Enameled Air. Lawrence's youthful imaginings drew him to this role with an almost somnambulistic directness. He would construct his leadership like a work of art, rendering himself ascetic and asexual--he lived and died, by most accounts, a virgin--Spartan in endurance but Franciscan in his tenderness toward "inferiors" and fellow soldiers. The British authorities in the Middle East had their own reasons for supporting this construction; if Lawrence had known more about the politics of Empire, he might have reached his catastrophic disillusionment much earlier. To be at war at all, the fight had to be holy. El Aurens (as the Arab sherifs called him) had passed from boyhood to manhood without an adolescence, and his first obsessions with medieval culture--the towers and Crusaders, the brass rubbings and courtly poems--formed his life.
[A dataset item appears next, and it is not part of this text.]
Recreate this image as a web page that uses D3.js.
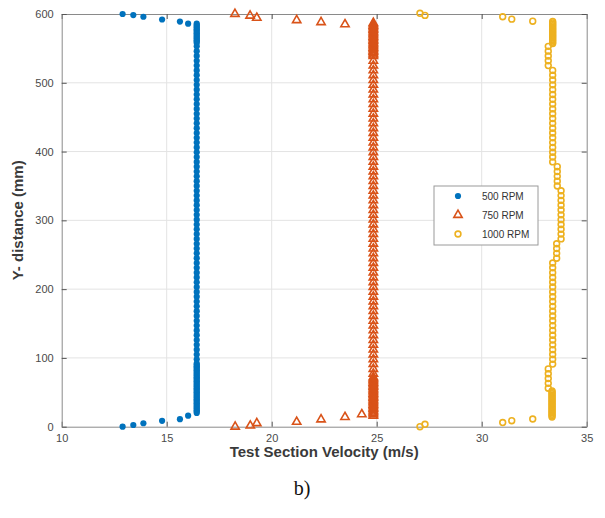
<!DOCTYPE html>
<html>
<head>
<meta charset="utf-8">
<script src="https://cdn.jsdelivr.net/npm/d3@7"></script>
<style>
  html, body { margin: 0; padding: 0; background: #fff; }
  svg { display: block; }
</style>
</head>
<body>
<svg id="chart" width="605" height="518"></svg>
<script>
// ---------------- DATA ----------------
const xTicks = [10, 15, 20, 25, 30, 35];
const yTicks = [0, 100, 200, 300, 400, 500, 600];
const seriesNames = ["500 RPM", "750 RPM", "1000 RPM"];

// 500 RPM : near-wall points (velocity, depth)
const wall500Vel   = [12.90, 13.41, 13.89, 14.78, 15.63, 16.02, 12.90, 13.41, 13.89, 14.78, 15.63, 16.02];
const wall500Depth = [600, 598.5, 596, 592, 589, 586, 0, 2.5, 5, 8.5, 11, 16];
// 500 RPM : core column
const core500Vel = 16.43;
const core500Depth = [586,584,582,580,578,576,574,572,570,568,566,564,562,560,558,
  553,546,539,532,525,518,511,504,497,490,483,476,469,462,455,448,441,434,427,420,413,406,399,392,385,
  378,371,364,357,350,343,336,329,322,315,308,301,294,287,280,273,266,259,252,245,238,231,224,217,210,
  203,196,189,182,175,168,161,154,147,140,133,126,119,112,105,98,
  92,90,88,86,84,82,80,78,76,74,72,70,68,66,64,62,60,58,56,54,52,50,48,46,44,42,40,38,36,34,32,30,28,26,24,22,20];

// 750 RPM : near-wall points
const wall750Vel   = [18.25, 18.97, 19.29, 21.19, 22.35, 23.49, 18.26, 18.98, 19.29, 21.19, 22.35, 23.49, 24.29];
const wall750Depth = [600, 597.5, 594.5, 591, 588, 585, 0, 1.5, 5, 7, 10.5, 14, 18];
// 750 RPM : core column
const core750Vel = 24.84;
const core750Depth = [587,585,583,581,579,577,575,573,571,569,567,565,563,561,559,557,555,553,551,549,547,545,543,541,539,
  532,525,518,511,504,497,490,483,476,469,462,455,448,441,434,427,420,413,406,399,392,385,
  378,371,364,357,350,343,336,329,322,315,308,301,294,287,280,273,266,259,252,245,238,231,224,217,210,
  203,196,189,182,175,168,161,154,147,140,133,126,119,112,105,98,91,84,77,
  72,70,68,66,64,62,60,58,56,54,52,50,48,46,44,42,40,38,36,34,32,30,28,26,24,22,20,18,16];

// 1000 RPM : near-wall points
const wall1000Vel   = [27.06, 27.30, 31.00, 31.43, 32.43, 27.06, 27.30, 31.00, 31.43, 32.43];
const wall1000Depth = [601, 598, 596, 592.5, 589.5, 0, 3.5, 6, 8.7, 11.2];
// 1000 RPM : core column (profile varies slightly)
const core1000Depth = [589,587,585,583,581,579,577,575,573,571,569,567,565,563,561,559,557,
  553,546,539,532,525,
  518,511,504,497,490,483,476,469,462,455,448,441,434,427,420,413,406,399,392,385,
  378,371,364,357,350,
  343,336,329,322,315,308,301,294,287,280,273,
  266,259,252,245,
  238,231,224,217,210,203,196,189,182,175,168,161,154,147,140,133,126,119,112,105,98,91,
  84,77,70,63,56,
  52,50,48,46,44,42,40,38,36,34,32,30,28,26,24,22,20,18,16,14];
const core1000Vel = [33.38,33.38,33.38,33.38,33.38,33.38,33.38,33.38,33.38,33.38,33.38,33.38,33.38,33.38,33.38,33.38,33.38,
  33.17,33.17,33.17,33.17,33.17,
  33.38,33.38,33.38,33.38,33.38,33.38,33.38,33.38,33.38,33.38,33.38,33.38,33.38,33.38,33.38,33.38,33.38,33.38,33.38,33.38,
  33.60,33.60,33.60,33.60,33.60,
  33.78,33.78,33.78,33.78,33.78,33.78,33.78,33.78,33.78,33.78,33.78,
  33.57,33.57,33.57,33.57,
  33.38,33.38,33.38,33.38,33.38,33.38,33.38,33.38,33.38,33.38,33.38,33.38,33.38,33.38,33.38,33.38,33.38,33.38,33.38,33.38,33.38,33.38,
  33.17,33.17,33.17,33.17,33.17,
  33.35,33.35,33.35,33.35,33.35,33.35,33.35,33.35,33.35,33.35,33.35,33.35,33.35,33.35,33.35,33.35,33.35,33.35,33.35,33.35];

// ---------------- BUILD POINT LISTS ----------------
const pts500 = wall500Vel.map((v, i) => [v, wall500Depth[i]])
  .concat(core500Depth.map(d => [core500Vel, d]));
const pts750 = wall750Vel.map((v, i) => [v, wall750Depth[i]])
  .concat(core750Depth.map(d => [core750Vel, d]));
const pts1000 = wall1000Vel.map((v, i) => [v, wall1000Depth[i]])
  .concat(core1000Vel.map((v, i) => [v, core1000Depth[i]]));

// ---------------- STYLE ----------------
const colors = ["#0072BD", "#D95319", "#EDB120"];
const svg = d3.select("#chart");
const L = 61.7, R = 586.7, T = 14, B = 426.7;
const x = d3.scaleLinear().domain([10, 35]).range([L, R]);
const y = d3.scaleLinear().domain([0, 600]).range([B, T]);
const font = "'Liberation Sans', Arial, Helvetica, sans-serif";

// grid
const grid = svg.append("g");
grid.selectAll("line.gx").data(xTicks.slice(1, -1)).join("line")
  .attr("x1", d => x(d)).attr("x2", d => x(d)).attr("y1", T).attr("y2", B)
  .attr("stroke", "#e3e3e3").attr("stroke-width", 1);
grid.selectAll("line.gy").data(yTicks.slice(1, -1)).join("line")
  .attr("x1", L).attr("x2", R).attr("y1", d => y(d)).attr("y2", d => y(d))
  .attr("stroke", "#e3e3e3").attr("stroke-width", 1);

// axes
const axColor = "#8a8a8a";
const gx = svg.append("g").attr("transform", `translate(0,${B})`)
  .call(d3.axisBottom(x).tickValues(xTicks).tickSizeInner(-5).tickSizeOuter(0).tickPadding(8));
const gxTop = svg.append("g").attr("transform", `translate(0,${T})`)
  .call(d3.axisTop(x).tickValues(xTicks).tickSizeInner(-5).tickSizeOuter(0).tickFormat(""));
const gy = svg.append("g").attr("transform", `translate(${L},0)`)
  .call(d3.axisLeft(y).tickValues(yTicks).tickSizeInner(-5).tickSizeOuter(0).tickPadding(8));
const gyR = svg.append("g").attr("transform", `translate(${R},0)`)
  .call(d3.axisRight(y).tickValues(yTicks).tickSizeInner(-5).tickSizeOuter(0).tickFormat(""));
[gx, gxTop, gy, gyR].forEach(g => {
  g.select(".domain").attr("stroke", axColor).attr("stroke-width", 1);
  g.selectAll(".tick line").attr("stroke", "#555").attr("stroke-width", 1);
  g.selectAll("text").attr("fill", "#4a4a4a").style("font-family", font).style("font-size", "11px");
});

// series
const gData = svg.append("g");
gData.selectAll("circle.s500").data(pts500).join("circle")
  .attr("cx", d => x(d[0])).attr("cy", d => y(d[1])).attr("r", 3.1)
  .attr("fill", colors[0]);
const tri = d3.symbol().type(d3.symbolTriangle).size(30);
gData.selectAll("path.s750").data(pts750).join("path")
  .attr("d", tri).attr("transform", d => `translate(${x(d[0])},${y(d[1])})`)
  .attr("fill", "none").attr("stroke", colors[1]).attr("stroke-width", 1.6);
gData.selectAll("circle.s1000").data(pts1000).join("circle")
  .attr("cx", d => x(d[0])).attr("cy", d => y(d[1])).attr("r", 2.9)
  .attr("fill", "none").attr("stroke", colors[2]).attr("stroke-width", 1.6);

// axis titles
svg.append("text").attr("x", (L + R) / 2).attr("y", 457).attr("text-anchor", "middle")
  .style("font-family", font).style("font-size", "15px").style("font-weight", "bold")
  .attr("fill", "#3a3a3a").text("Test Section Velocity (m/s)");
svg.append("text").attr("transform", `translate(23,${(T + B) / 2}) rotate(-90)`)
  .attr("text-anchor", "middle")
  .style("font-family", font).style("font-size", "15px").style("font-weight", "bold")
  .attr("fill", "#3a3a3a").text("Y- distance (mm)");

// legend
const lg = svg.append("g");
lg.append("rect").attr("x", 434).attr("y", 186).attr("width", 104).attr("height", 59)
  .attr("fill", "#fff").attr("stroke", "#9a9a9a").attr("stroke-width", 1);
const rows = [196, 215, 234];
lg.append("circle").attr("cx", 458).attr("cy", rows[0]).attr("r", 3.1).attr("fill", colors[0]);
lg.append("path").attr("d", tri).attr("transform", `translate(458,${rows[1]})`)
  .attr("fill", "none").attr("stroke", colors[1]).attr("stroke-width", 1.6);
lg.append("circle").attr("cx", 458).attr("cy", rows[2]).attr("r", 2.9)
  .attr("fill", "none").attr("stroke", colors[2]).attr("stroke-width", 1.6);
lg.selectAll("text.lt").data(seriesNames).join("text")
  .attr("x", 482).attr("y", (d, i) => rows[i] + 3.5)
  .style("font-family", font).style("font-size", "10px").attr("fill", "#333").text(d => d);

// caption
svg.append("text").attr("x", 302).attr("y", 495).attr("text-anchor", "middle")
  .style("font-family", "'Liberation Serif', 'Times New Roman', serif").style("font-size", "20px")
  .attr("fill", "#111").text("b)");
</script>
</body>
</html>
His sense of conduct had the enameled air of a chanson de geste; by turning himself into an Arthurian legend he could sublimate the horror of war. "I love the preparation, and the journey," he wrote after a raid, "and loathe the physical fighting."

He was a divided soul, at once masquerader and moralist. The virtue of Mack's biography is that Lawrence's conflicts are carefully (not to say laboriously) teased out and observed, without the jargon of psychiatry, sans the crass hostility poured on him by the likes of Aldington. An unproblematic Lawrence is no Lawrence at all. If he had not received so fanatically strict a moral upbringing and so many whippings from his parents, and then discovered to his alarm that he was a bastard anyway, he might have been saner and less anxious to transcend the flesh; but the histories of the Middle East, and of English literature, would also have been lessened.
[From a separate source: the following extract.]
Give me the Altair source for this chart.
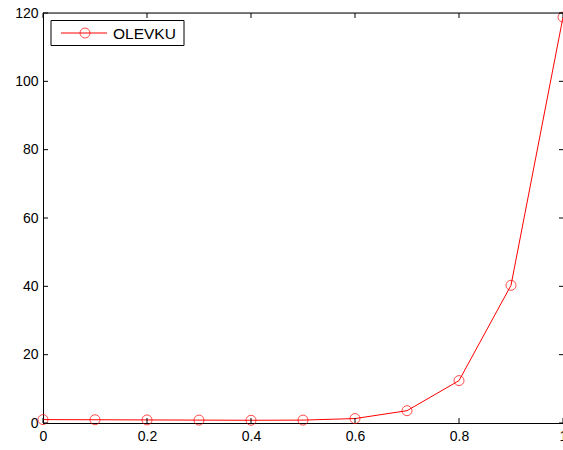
import altair as alt
import pandas as pd

x_vals = [0.0, 0.1, 0.2, 0.3, 0.4, 0.5, 0.6, 0.7, 0.8, 0.9, 1.0]
y_vals = [1.0, 0.95, 0.9, 0.85, 0.8, 0.85, 1.3, 3.6, 12.4, 40.3, 118.8]
x_ticks = [0.0, 0.2, 0.4, 0.6, 0.8, 1.0]
y_ticks = [0, 20, 40, 60, 80, 100, 120]
series_name = "OLEVKU"

W, H = 520, 410
FONT = "Liberation Sans"
RED = "#ff0000"

df = pd.DataFrame({"x": x_vals, "y": y_vals})
dfx = pd.DataFrame({"t": x_ticks})
dfy = pd.DataFrame({"t": y_ticks})

xs = alt.Scale(domain=[0, 1], nice=False)
ys = alt.Scale(domain=[0, 120], nice=False)

xaxis = alt.Axis(values=x_ticks, format="~g", ticks=False, grid=False, labelFont=FONT,
                 labelFontSize=14, labelColor="black", domainColor="black", labelPadding=6,
                 title=None, labelFlush=False, labelOverlap=False)
yaxis = alt.Axis(values=y_ticks, ticks=False, grid=False, labelFont=FONT, labelFontSize=14,
                 labelColor="black", domainColor="black", labelPadding=5, title=None)

line = alt.Chart(df).mark_line(color=RED, strokeWidth=1, clip=False).encode(
    x=alt.X("x:Q", scale=xs, axis=xaxis),
    y=alt.Y("y:Q", scale=ys, axis=yaxis),
)
pts = alt.Chart(df).mark_point(shape="circle", filled=False, color=RED, size=100,
                               strokeWidth=1, clip=False).encode(
    x=alt.X("x:Q", scale=xs), y=alt.Y("y:Q", scale=ys))

# inward ticks
xt_bottom = alt.Chart(dfx).mark_rule(color="black").encode(
    x=alt.X("t:Q", scale=xs), y=alt.value(H), y2=alt.value(H - 5))
xt_top = alt.Chart(dfx).mark_rule(color="black").encode(
    x=alt.X("t:Q", scale=xs), y=alt.value(0), y2=alt.value(5))
yt_left = alt.Chart(dfy).mark_rule(color="black").encode(
    y=alt.Y("t:Q", scale=ys), x=alt.value(0), x2=alt.value(5))
yt_right = alt.Chart(dfy).mark_rule(color="black").encode(
    y=alt.Y("t:Q", scale=ys), x=alt.value(W + 1), x2=alt.value(W - 4))

top_border = alt.Chart(dfx.head(1)).mark_rule(color="black").encode(
    x=alt.value(0), x2=alt.value(W + 1), y=alt.value(0))
right_border = alt.Chart(dfx.head(1)).mark_rule(color="black").encode(
    x=alt.value(W + 1), y=alt.value(0), y2=alt.value(H))

# legend
leg = pd.DataFrame({"name": [series_name]})
leg_box = alt.Chart(leg).mark_rect(fill="white", stroke="black", strokeWidth=1).encode(
    x=alt.value(8), x2=alt.value(141), y=alt.value(7.5), y2=alt.value(32.5))
leg_line = alt.Chart(leg).mark_rule(color=RED, strokeWidth=1).encode(
    x=alt.value(18), x2=alt.value(64), y=alt.value(20))
leg_pt = alt.Chart(leg).mark_point(shape="circle", filled=False, color=RED, size=100,
                                   strokeWidth=1).encode(x=alt.value(42), y=alt.value(20))
leg_text = alt.Chart(leg).mark_text(align="left", baseline="middle", font=FONT, fontSize=15.5,
                                    color="black").encode(
    x=alt.value(70), y=alt.value(20.5), text="name:N")

chart = alt.layer(
    line, pts, xt_bottom, xt_top, yt_left, yt_right, top_border, right_border,
    leg_box, leg_line, leg_pt, leg_text
).properties(
    width=W, height=H,
    autosize=alt.AutoSizeParams(type="none"),
    padding={"left": 43, "top": 13, "right": 0, "bottom": 27},
).configure_view(stroke=None).configure(background="white")

chart.save("out.html", embed_options={"renderer": "svg", "actions": False})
Breaking Point. Lawrence's way of dealing with conflicts was to bring them, with full self-knowledge, into his public life: hence the theatrical color of his bravery. Only when he found out that he could not wholly command his body in extremity did this courage fail him. This, the breaking point of Lawrence's life, occurred when he was captured by the Turks at Der'a in November 1917. He was tortured and sexually assaulted by the local bey. It has never been quite clear what went on in the Der'a guardhouse (Lawrence rewrote his account of it nine times, in necessarily veiled language), but it seems that the raping and beating brought him to an unwilling orgasm. The masochistic pleasure was intolerable to him, "leaving me maimed, imperfect, only half myself. It could not have been the defilement, for no one ever held the body in less honor than I did." So the next four years, which saw the creation of the Lawrence legend by the English and American press, the writing of Seven Pillars of Wisdom and the peak of Lawrence's own political dealings on behalf of the Arabs, coincided with the nadir of his own selfesteem. By 1922 the unmanned hero of Araby had burrowed into the relative anonymity of the R.A.F., renaming himself John Hume Ross. He had become the most famous of all the Great War's walking wounded.
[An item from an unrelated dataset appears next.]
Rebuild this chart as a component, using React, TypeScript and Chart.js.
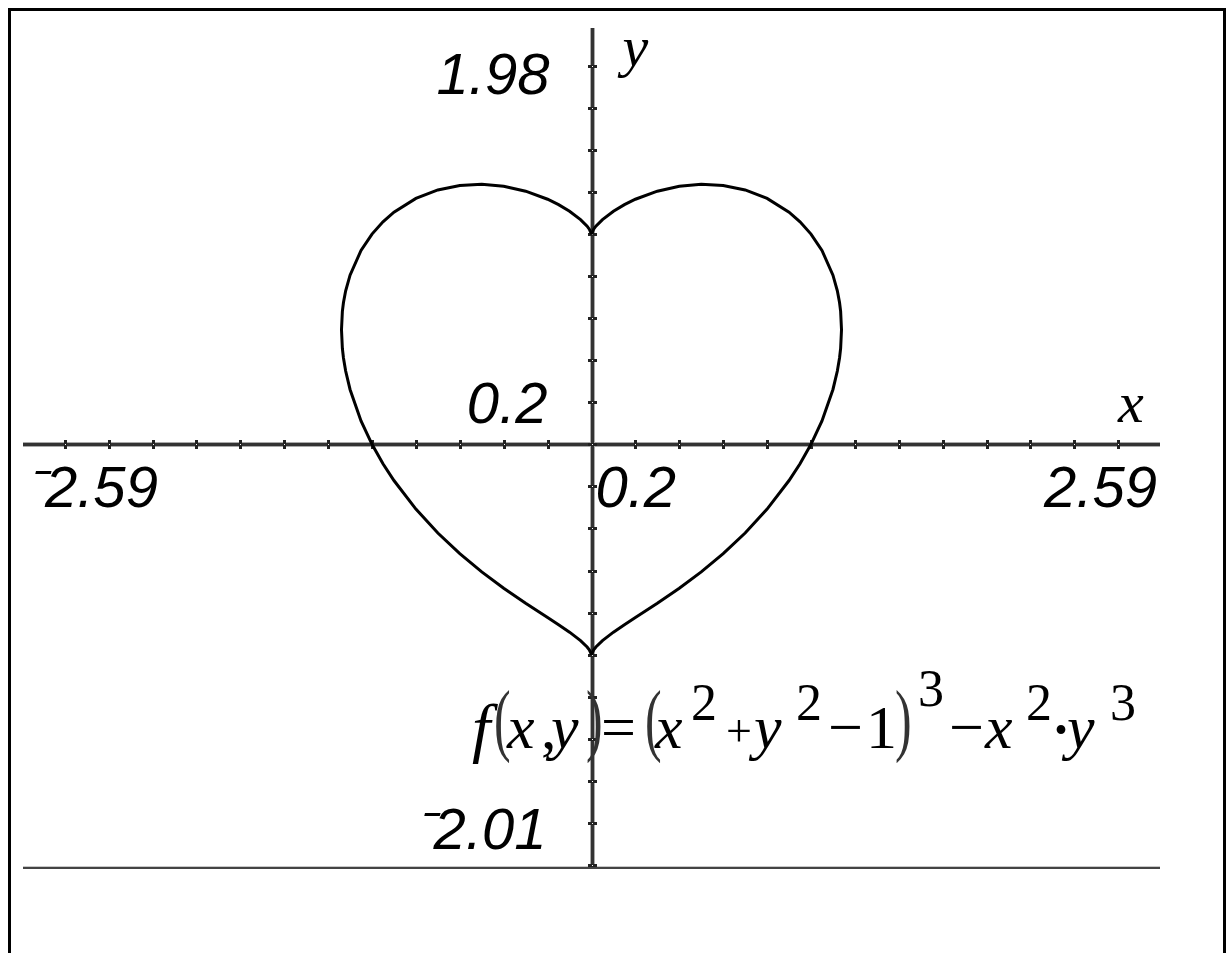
import React, { useEffect, useRef } from "react";
import { Chart, registerables } from "chart.js";

Chart.register(...registerables);

// Window settings
const xMin = -2.59;
const xMax = 2.59;
const yMin = -2.01;
const yMax = 1.98;

// Tick marks every 0.2 along both axes
const xTickValues = [
  -2.4, -2.2, -2.0, -1.8, -1.6, -1.4, -1.2, -1.0, -0.8, -0.6, -0.4, -0.2,
  0.2, 0.4, 0.6, 0.8, 1.0, 1.2, 1.4, 1.6, 1.8, 2.0, 2.2, 2.4,
];
const yTickValues = [
  -2.0, -1.8, -1.6, -1.4, -1.2, -1.0, -0.8, -0.6, -0.4, -0.2,
  0.2, 0.4, 0.6, 0.8, 1.0, 1.2, 1.4, 1.6, 1.8,
];

// Tick / window labels
const xMinLabel = "\u207B2.59";
const xMaxLabel = "2.59";
const yMaxLabel = "1.98";
const yMinLabel = "\u207B2.01";
const xScaleLabel = "0.2";
const yScaleLabel = "0.2";
const xAxisTitle = "x";
const yAxisTitle = "y";

// Heart curve points (right half x, left half x, upper and lower branch y)
const heartRightX = [
  0, 0.01, 0.02, 0.05, 0.1, 0.15, 0.2, 0.3, 0.4, 0.5, 0.6, 0.7, 0.8, 0.9,
  0.95, 1.0, 1.05, 1.1, 1.12, 1.13, 1.135, 1.139,
];
const heartLeftX = [
  0, -0.01, -0.02, -0.05, -0.1, -0.15, -0.2, -0.3, -0.4, -0.5, -0.6, -0.7,
  -0.8, -0.9, -0.95, -1.0, -1.05, -1.1, -1.12, -1.13, -1.135, -1.139,
];
const heartUpperY = [
  1.0, 1.0232, 1.0373, 1.0689, 1.1085, 1.1399, 1.1656, 1.204, 1.2273, 1.2365,
  1.2312, 1.2099, 1.1696, 1.1043, 1.0585, 1.0, 0.9219, 0.8046, 0.73, 0.6742,
  0.6322, 0.545,
];
const heartLowerY = [
  -1.0, -0.977, -0.9636, -0.9332, -0.8931, -0.8576, -0.8236, -0.7559, -0.6844,
  -0.6065, -0.5198, -0.4215, -0.3078, -0.1721, -0.0921, 0.0, 0.1112, 0.261,
  0.3485, 0.4108, 0.4559, 0.545,
];

function buildLoop(xs: number[]) {
  const upper = xs.map((x, i) => ({ x, y: heartUpperY[i] }));
  const lower = xs.map((x, i) => ({ x, y: heartLowerY[i] })).reverse();
  return upper.concat(lower);
}

type Piece = { t: string; x: number; y: number; font: string; sy?: number; color?: string };

const SERIF = '"Liberation Serif", "Times New Roman", serif';
const ITAL = `italic 62px ${SERIF}`;
const REG = `62px ${SERIF}`;
const PAREN = `50px ${SERIF}`;
const SUP = `52px ${SERIF}`;
const SMALL = `46px ${SERIF}`;
const PAREN_COLOR = "#333";

const formulaPieces: Piece[] = [
  { t: "f", x: 472, y: 750, font: `italic 66px ${SERIF}` },
  { t: "(", x: 494, y: 746, font: PAREN, sy: 1.6, color: PAREN_COLOR },
  { t: "x", x: 507, y: 748, font: ITAL },
  { t: ",", x: 541, y: 748, font: REG },
  { t: "y", x: 551, y: 748, font: ITAL },
  { t: ")", x: 586, y: 746, font: PAREN, sy: 1.6, color: PAREN_COLOR },
  { t: "=", x: 601, y: 748, font: REG },
  { t: "(", x: 645, y: 746, font: PAREN, sy: 1.6, color: PAREN_COLOR },
  { t: "x", x: 655, y: 748, font: ITAL },
  { t: "2", x: 691, y: 720, font: SUP },
  { t: "+", x: 726, y: 746, font: SMALL },
  { t: "y", x: 754, y: 748, font: ITAL },
  { t: "2", x: 796, y: 720, font: SUP },
  { t: "\u2212", x: 828, y: 748, font: REG },
  { t: "1", x: 866, y: 748, font: REG },
  { t: ")", x: 895, y: 746, font: PAREN, sy: 1.6, color: PAREN_COLOR },
  { t: "3", x: 918, y: 706, font: SUP },
  { t: "\u2212", x: 949, y: 748, font: REG },
  { t: "x", x: 985, y: 748, font: ITAL },
  { t: "2", x: 1026, y: 720, font: SUP },
  { t: "\u00B7", x: 1052, y: 748, font: `bold 54px ${SERIF}` },
  { t: "y", x: 1067, y: 748, font: ITAL },
  { t: "3", x: 1110, y: 720, font: SUP },
];

const tiPlugin = {
  id: "tiAxes",
  beforeDatasetsDraw(chart: any) {
    const { ctx } = chart;
    const xs = chart.scales.x;
    const ys = chart.scales.y;
    const x0 = Math.round(xs.getPixelForValue(0));
    const y0 = Math.round(ys.getPixelForValue(0));
    const left = Math.round(xs.getPixelForValue(xMin));
    const right = Math.round(xs.getPixelForValue(xMax));
    const top = Math.round(ys.getPixelForValue(yMax));
    const bottom = Math.round(ys.getPixelForValue(yMin));
    ctx.save();
    // bottom window line
    ctx.fillStyle = "#c8c8c8";
    ctx.fillRect(left, bottom - 1, right - left, 1);
    ctx.fillStyle = "#444";
    ctx.fillRect(left, bottom, right - left, 2);
    // axes
    ctx.fillStyle = "#aaa";
    ctx.fillRect(left, y0 - 2, right - left, 1);
    ctx.fillRect(left, y0 + 2, right - left, 1);
    ctx.fillRect(x0 - 2, top, 1, bottom - top);
    ctx.fillRect(x0 + 2, top, 1, bottom - top);
    ctx.fillStyle = "#333";
    ctx.fillRect(left, y0 - 1, right - left, 3);
    ctx.fillRect(x0 - 1, top, 3, bottom - top);
    // ticks
    for (const v of xTickValues) {
      const px = Math.round(xs.getPixelForValue(v));
      ctx.fillStyle = "#222";
      ctx.fillRect(px - 1, y0 - 4, 3, 9);
      ctx.fillStyle = "#fff";
      ctx.fillRect(px, y0, 1, 1);
    }
    for (const v of yTickValues) {
      const py = Math.round(ys.getPixelForValue(v));
      ctx.fillStyle = "#222";
      ctx.fillRect(x0 - 4, py - 1, 9, 3);
      ctx.fillStyle = "#fff";
      ctx.fillRect(x0, py, 1, 1);
    }
    ctx.fillStyle = "#222";
    ctx.fillRect(x0 - 4, y0 - 1, 9, 3);
    ctx.fillStyle = "#fff";
    ctx.fillRect(x0, y0, 1, 1);
    ctx.restore();
  },
  afterDatasetsDraw(chart: any) {
    const { ctx } = chart;
    const xs = chart.scales.x;
    const ys = chart.scales.y;
    const x0 = xs.getPixelForValue(0);
    const y0 = ys.getPixelForValue(0);
    const left = xs.getPixelForValue(xMin);
    const right = xs.getPixelForValue(xMax);
    const top = ys.getPixelForValue(yMax);
    const bottom = ys.getPixelForValue(yMin);
    ctx.save();
    ctx.fillStyle = "#000";
    ctx.textBaseline = "alphabetic";
    ctx.font = 'italic 58px "Liberation Sans", Arial, sans-serif';
    ctx.textAlign = "right";
    ctx.fillText(yMaxLabel, x0 - 42, top + 66);
    ctx.fillText(yScaleLabel, x0 - 44, y0 - 21);
    ctx.fillText(yMinLabel, x0 - 45, bottom - 18);
    ctx.fillText(xMaxLabel, right - 3, y0 + 63);
    ctx.textAlign = "left";
    ctx.fillText(xMinLabel, left + 2, y0 + 63);
    ctx.fillText(xScaleLabel, x0 + 4, y0 + 63);
    ctx.font = `italic 58px ${SERIF}`;
    ctx.fillText(xAxisTitle, right - 42, y0 - 22);
    ctx.fillText(yAxisTitle, x0 + 31, top + 38);
    for (const p of formulaPieces) {
      ctx.font = p.font;
      ctx.fillStyle = p.color || "#000";
      if (p.sy) {
        ctx.save();
        ctx.translate(p.x, p.y);
        ctx.scale(1, p.sy);
        ctx.fillText(p.t, 0, 0);
        ctx.restore();
      } else {
        ctx.fillText(p.t, p.x, p.y);
      }
    }
    ctx.restore();
  },
};

export default function App() {
  const canvasRef = useRef<HTMLCanvasElement | null>(null);

  useEffect(() => {
    const canvas = canvasRef.current;
    if (!canvas) return;
    const lineStyle = {
      showLine: true,
      borderColor: "#000",
      borderWidth: 3,
      pointRadius: 0,
      tension: 0,
      fill: false,
    };
    const chart = new Chart(canvas, {
      type: "scatter",
      data: {
        datasets: [
          { label: "right", data: buildLoop(heartRightX), ...lineStyle },
          { label: "left", data: buildLoop(heartLeftX), ...lineStyle },
        ],
      },
      options: {
        animation: false,
        responsive: false,
        devicePixelRatio: 1,
        layout: { padding: { left: 23, right: 67, top: 28, bottom: 86 } },
        plugins: {
          legend: { display: false },
          tooltip: { enabled: false },
          title: { display: false },
        },
        scales: {
          x: { type: "linear", min: xMin, max: xMax, display: false },
          y: { type: "linear", min: yMin, max: yMax, display: false },
        },
      },
      plugins: [tiPlugin],
    } as any);
    return () => chart.destroy();
  }, []);

  return (
    <div>
      <canvas
        ref={canvasRef}
        width={1227}
        height={953}
        style={{ position: "fixed", left: 0, top: 0, width: 1227, height: 953 }}
      />
      <div
        style={{
          position: "fixed",
          left: 8,
          top: 8,
          width: 1218,
          height: 960,
          border: "3px solid #000",
          boxSizing: "border-box",
          pointerEvents: "none",
        }}
      />
    </div>
  );
}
Most accounts of Lawrence's life tend to skip over the last 13 years, on the assumption that Lawrence ceased to be himself. But as Mack shows, Lawrence in England completed the arc of his life quite well, though sadly: his metamorphosis from action's aesthete to khaki pessimist cannot be read as a slow death by self-hatred. Even its episodic squalidity--Lawrence went to pathetic lengths to arrange penitential floggings for himself, at the hands of an enlisted man named Bruce--might once have been thought holy. His sweetness in friendship increased as the old will to power sloughed off. "A decent nihilism is what I hope for, generally. I think an established land, like ours, can do with 1% monists or nihilists. That leaves room for me." The tone of voice is British samurai, but the last mystery of Lawrence's career remains. Why, after so vast an idealism, should the disillusionment have been so quiet--especially since the silence proceeded from a master of confessional literature? Dr. Mack's book takes us up to this problem, but offers no key to it; wisely, perhaps, since it is the essence of Lawrence's modernity, the deepest riddle of that Welsh sphinx.